=== Directive ===
Take the lines from the top down to and including the one with "const caps = points.flatMap(p" and repeat them exactly. Omit images.

## begin

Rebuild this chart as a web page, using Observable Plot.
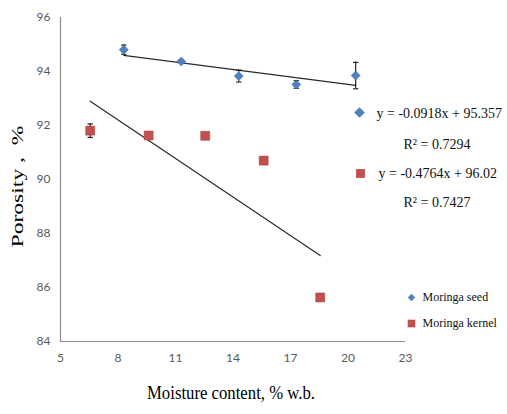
<!DOCTYPE html>
<html>
<head>
<meta charset="utf-8">
<script src="https://cdn.jsdelivr.net/npm/d3@7"></script>
<script src="https://cdn.jsdelivr.net/npm/@observablehq/plot@0.6"></script>
<style>
  html, body { margin: 0; padding: 0; background: #fff; }
</style>
</head>
<body>
<div id="chart"></div>
<script>
// Porosity of Moringa seed and kernel against moisture content
const seriesNames = ["Moringa seed", "Moringa kernel"];
const seriesColors = ["#4F81BD", "#C0504D"];

const seedMoisture = [8.3, 11.3, 14.3, 17.3, 20.4];
const seedPorosity = [94.81, 94.37, 93.83, 93.52, 93.85];
const seedError = [0.17, 0.06, 0.22, 0.14, 0.49];

const kernelMoisture = [6.55, 9.6, 12.55, 15.6, 18.55];
const kernelPorosity = [91.81, 91.63, 91.62, 90.7, 85.63];
const kernelError = [0.25, 0.05, 0.05, 0.05, 0.05];

// Linear fits (seed, kernel)
const fitSlopes = [-0.0918, -0.4764];
const fitIntercepts = [95.357, 96.02];
const fitR2 = ["0.7294", "0.7427"];

const xTicks = [5, 8, 11, 14, 17, 20, 23];
const yTicks = [84, 86, 88, 90, 92, 94, 96];

const yTitle = "Porosity ,\u00a0\u00a0%";
const xTitle = "Moisture content, % w.b.";

// Build point tables
const seriesX = [seedMoisture, kernelMoisture];
const seriesY = [seedPorosity, kernelPorosity];
const seriesE = [seedError, kernelError];
const points = seriesNames.flatMap((name, s) =>
  seriesX[s].map((x, i) => ({
    series: name, idx: s, x, y: seriesY[s][i],
    lo: seriesY[s][i] - seriesE[s][i], hi: seriesY[s][i] + seriesE[s][i]
  }))
);
const caps = points.flatMap(p => [{x: p.x, y: p.lo}, {x: p.x, y: p.hi}]);

// Trend line endpoints over each series' moisture range
const fitLines = seriesNames.flatMap((name, s) => {
  const [x0, x1] = d3.extent(seriesX[s]);
  return [x0, x1].map(x => ({series: name, x, y: fitSlopes[s] * x + fitIntercepts[s]}));
});

const equations = seriesNames.map((name, s) => `y = ${fitSlopes[s]}x + ${fitIntercepts[s]}`);
const r2Labels = fitR2.map(v => `R² = ${v}`);

// Short horizontal stroke used for error-bar caps
const capSymbol = {
  draw(ctx, size) {
    const w = Math.sqrt(size);
    ctx.moveTo(-w, 0);
    ctx.lineTo(w, 0);
  }
};

const serif = "'Liberation Serif', 'Times New Roman', serif";
const sans = "Lato, 'Open Sans', sans-serif";

const chart = Plot.plot({
  width: 507,
  height: 414,
  marginLeft: 60,
  marginRight: 102,
  marginTop: 17,
  marginBottom: 73,
  style: {background: "#fff", fontFamily: sans},
  x: {domain: [5, 23]},
  y: {domain: [84, 96]},
  marks: [
    Plot.ruleX([5], {stroke: "#8c8c8c", strokeWidth: 1.2}),
    Plot.ruleY([84], {stroke: "#8c8c8c", strokeWidth: 1.2}),
    Plot.axisX({ticks: xTicks, tickSize: 0, tickPadding: 12, label: null, fontSize: 12, fill: "#595959"}),
    Plot.axisY({ticks: yTicks, tickSize: 0, tickPadding: 10, label: null, fontSize: 12, fill: "#595959"}),

    // Linear trend lines
    Plot.line(fitLines, {x: "x", y: "y", z: "series", stroke: "#2a2a2a", strokeWidth: 1.2}),

    // Error bars
    Plot.ruleX(points, {x: "x", y1: "lo", y2: "hi", stroke: "#111", strokeWidth: 1.1}),
    Plot.dot(caps, {x: "x", y: "y", symbol: capSymbol, r: 1.5, stroke: "#111", strokeWidth: 1.1, fill: "none"}),

    // Data markers
    Plot.dot(points.filter(p => p.idx === 0), {x: "x", y: "y", symbol: "diamond2", r: 4.1, fill: seriesColors[0], stroke: "#3f6ea6", strokeWidth: 0.5}),
    Plot.dot(points.filter(p => p.idx === 1), {x: "x", y: "y", symbol: "square", r: 5.1, fill: seriesColors[1], stroke: "#a8403d", strokeWidth: 0.5}),

    // Fit equations
    Plot.dot([0], {frameAnchor: "top-left", dx: 299, dy: 95, symbol: "diamond2", r: 4.8, fill: seriesColors[0]}),
    Plot.text([equations[0]], {frameAnchor: "top-left", dx: 316, dy: 96, textAnchor: "start", lineAnchor: "middle", fontFamily: serif, fontSize: 14, fill: "#111"}),
    Plot.text([r2Labels[0]], {frameAnchor: "top-left", dx: 343, dy: 127, textAnchor: "start", lineAnchor: "middle", fontFamily: serif, fontSize: 14, fill: "#111"}),
    Plot.dot([0], {frameAnchor: "top-left", dx: 300, dy: 156, symbol: "square", r: 5, fill: seriesColors[1]}),
    Plot.text([equations[1]], {frameAnchor: "top-left", dx: 318, dy: 156, textAnchor: "start", lineAnchor: "middle", fontFamily: serif, fontSize: 14, fill: "#111"}),
    Plot.text([r2Labels[1]], {frameAnchor: "top-left", dx: 343, dy: 185, textAnchor: "start", lineAnchor: "middle", fontFamily: serif, fontSize: 14, fill: "#111"}),

    // Series legend
    Plot.dot([0], {frameAnchor: "top-left", dx: 351, dy: 280, symbol: "diamond2", r: 3.3, fill: seriesColors[0]}),
    Plot.text([seriesNames[0]], {frameAnchor: "top-left", dx: 362, dy: 280, textAnchor: "start", lineAnchor: "middle", fontFamily: serif, fontSize: 12, fill: "#111"}),
    Plot.dot([0], {frameAnchor: "top-left", dx: 351, dy: 306, symbol: "square", r: 4.3, fill: seriesColors[1]}),
    Plot.text([seriesNames[1]], {frameAnchor: "top-left", dx: 362, dy: 306, textAnchor: "start", lineAnchor: "middle", fontFamily: serif, fontSize: 12, fill: "#111"}),

    // Axis titles
    Plot.text([yTitle], {frameAnchor: "left", dx: -43, dy: 7, rotate: -90, textAnchor: "middle", lineAnchor: "middle", fontFamily: serif, fontSize: 16, fill: "#000"}),
    Plot.text([xTitle], {frameAnchor: "bottom", dx: -2, dy: 51, textAnchor: "middle", lineAnchor: "middle", fontFamily: serif, fontSize: 19, fill: "#000"})
  ]
});

// Tall, narrow lettering for the axis titles
d3.select(chart).selectAll("text")
  .filter(function () { return this.textContent === yTitle; })
  .attr("textLength", 122).attr("lengthAdjust", "spacingAndGlyphs");
d3.select(chart).selectAll("text")
  .filter(function () { return this.textContent === xTitle; })
  .attr("textLength", 168).attr("lengthAdjust", "spacingAndGlyphs");

document.getElementById("chart").appendChild(chart);
</script>
</body>
</html>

## end

=== Exercise answer ===
Rebuild this chart as a web page, using Observable Plot.
<!DOCTYPE html>
<html>
<head>
<meta charset="utf-8">
<script src="https://cdn.jsdelivr.net/npm/d3@7"></script>
<script src="https://cdn.jsdelivr.net/npm/@observablehq/plot@0.6"></script>
<style>
  html, body { margin: 0; padding: 0; background: #fff; }
</style>
</head>
<body>
<div id="chart"></div>
<script>
// Porosity of Moringa seed and kernel against moisture content
const seriesNames = ["Moringa seed", "Moringa kernel"];
const seriesColors = ["#4F81BD", "#C0504D"];

const seedMoisture = [8.3, 11.3, 14.3, 17.3, 20.4];
const seedPorosity = [94.81, 94.37, 93.83, 93.52, 93.85];
const seedError = [0.17, 0.06, 0.22, 0.14, 0.49];

const kernelMoisture = [6.55, 9.6, 12.55, 15.6, 18.55];
const kernelPorosity = [91.81, 91.63, 91.62, 90.7, 85.63];
const kernelError = [0.25, 0.05, 0.05, 0.05, 0.05];

// Linear fits (seed, kernel)
const fitSlopes = [-0.0918, -0.4764];
const fitIntercepts = [95.357, 96.02];
const fitR2 = ["0.7294", "0.7427"];

const xTicks = [5, 8, 11, 14, 17, 20, 23];
const yTicks = [84, 86, 88, 90, 92, 94, 96];

const yTitle = "Porosity ,\u00a0\u00a0%";
const xTitle = "Moisture content, % w.b.";

// Build point tables
const seriesX = [seedMoisture, kernelMoisture];
const seriesY = [seedPorosity, kernelPorosity];
const seriesE = [seedError, kernelError];
const points = seriesNames.flatMap((name, s) =>
  seriesX[s].map((x, i) => ({
    series: name, idx: s, x, y: seriesY[s][i],
    lo: seriesY[s][i] - seriesE[s][i], hi: seriesY[s][i] + seriesE[s][i]
  }))
);
const caps = points.flatMap(p => [{x: p.x, y: p.lo}, {x: p.x, y: p.hi}]);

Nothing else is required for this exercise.